The two main reasons to use time were:

* people care about how long a computation takes
* using time was easy

Sometimes there is an explicit budget for time. Even if there isn’t, people are likely to have a limited tolerance for how long an optimization takes.

The number of function evaluations is quite a good measure to use. But I don’t think all of the optimizers have that as a stopping criterion (‘genopt’ does). However, there can be a problem with that if the function evaluations are very fast.
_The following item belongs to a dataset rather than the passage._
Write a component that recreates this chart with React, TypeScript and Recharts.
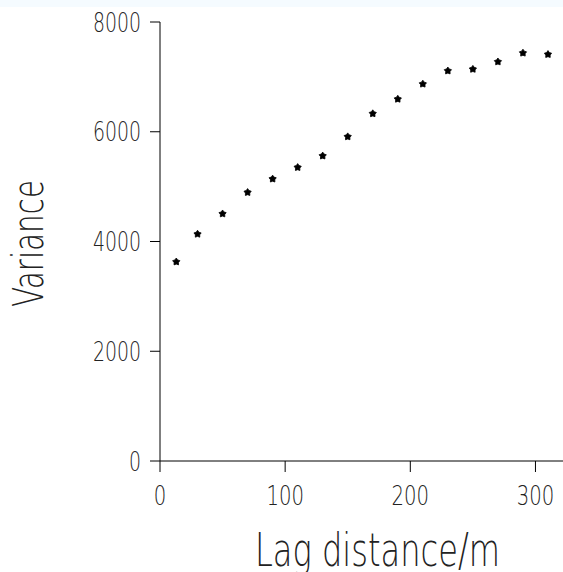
import { ScatterChart, Scatter, XAxis, YAxis, Label } from "recharts";

const lagDistance = [13, 30, 50, 70, 90, 110, 130, 150, 170, 190, 210, 230, 250, 270, 290, 310];
const variance = [3630, 4135, 4505, 4895, 5140, 5350, 5560, 5910, 6330, 6595, 6870, 7110, 7140, 7275, 7435, 7410];
const xTicks = [0, 100, 200, 300];
const yTicks = [0, 2000, 4000, 6000, 8000];

const points = lagDistance.map((lag, i) => ({ lag, v: variance[i] }));

const FONT = "'DejaVu Sans', sans-serif";
const INK = "#222";

const XTick = (props: any) => {
  const { x, y, payload } = props;
  const s = String(payload.value);
  return (
    <text x={x} y={y + 31} textAnchor="middle" fontFamily={FONT} fontWeight={200} fontSize={27} fill={INK}
      textLength={s.length * 12.5} lengthAdjust="spacingAndGlyphs">
      {s}
    </text>
  );
};

const YTick = (props: any) => {
  const { x, y, payload } = props;
  const s = String(payload.value);
  return (
    <text x={x - 7} y={y + 9.5} textAnchor="end" fontFamily={FONT} fontWeight={200} fontSize={26} fill={INK}
      textLength={s.length * 12} lengthAdjust="spacingAndGlyphs">
      {s}
    </text>
  );
};

const Dot = (props: any) => {
  const { cx, cy } = props;
  const r = 3.8;
  const pts = [];
  for (let k = 0; k < 10; k++) {
    const a = (Math.PI / 5) * k - Math.PI / 2;
    const rr = k % 2 === 0 ? r : r * 0.6;
    pts.push(`${cx + rr * Math.cos(a)},${cy + rr * Math.sin(a)}`);
  }
  return <polygon points={pts.join(" ")} fill="#000" stroke="#000" strokeWidth={0.8} />;
};

export default function App() {
  return (
    <div style={{ position: "absolute", left: 0, top: 0, width: 563, height: 572, background: "#fff" }}>
      <div style={{ position: "absolute", left: 0, top: 0, width: 563, height: 7, background: "#f5fbff" }} />
      <ScatterChart width={563} height={572} margin={{ top: 22, right: 0, bottom: 0, left: 0 }}>
        <XAxis
          type="number"
          dataKey="lag"
          domain={[0, 322]}
          ticks={xTicks}
          allowDataOverflow
          height={111}
          tickSize={11}
          stroke="#000"
          tick={<XTick />}
        >
          <Label
            content={() => (
              <text x={255} y={566} fontFamily={FONT} fontWeight={200} fontSize={46} fill={INK} textLength={245} lengthAdjust="spacingAndGlyphs">
                Lag distance/m
              </text>
            )}
          />
        </XAxis>
        <YAxis
          type="number"
          dataKey="v"
          domain={[0, 8000]}
          ticks={yTicks}
          width={160}
          tickSize={10}
          stroke="#000"
          tick={<YTick />}
        >
          <Label
            content={() => (
              <text
                x={0}
                y={0}
                transform="translate(43,307) rotate(-90)"
                fontFamily={FONT}
                fontWeight={200}
                fontSize={42}
                fill={INK}
                textLength={127}
                lengthAdjust="spacingAndGlyphs"
              >
                Variance
              </text>
            )}
          />
        </YAxis>
        <Scatter data={points} shape={<Dot />} isAnimationActive={false} />
      </ScatterChart>
    </div>
  );
}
In that case, some optimizers may be slower because they use a lot of time relative to the amount of time evaluating the objective function. (But that is also a problem for what I have done.)

In this comparison, I think using some sort of population convergence would not have been a good criterion. But if you have a real application that you care about, then you probably would want to use that. You could adjust control parameters for the algorithms you are testing so that they tend to converge within your time tolerance. Then pick the one that seems to be best in that setting.

I’m not convinced we can get much insight into how algorithms are likely to perform in a parallelized setting without doing the parallelization. How you parallelize an algorithm is sure to matter.

In summary, I think Andrew’s criticism is worth noting. Figuring out which optimizer will work best is hard.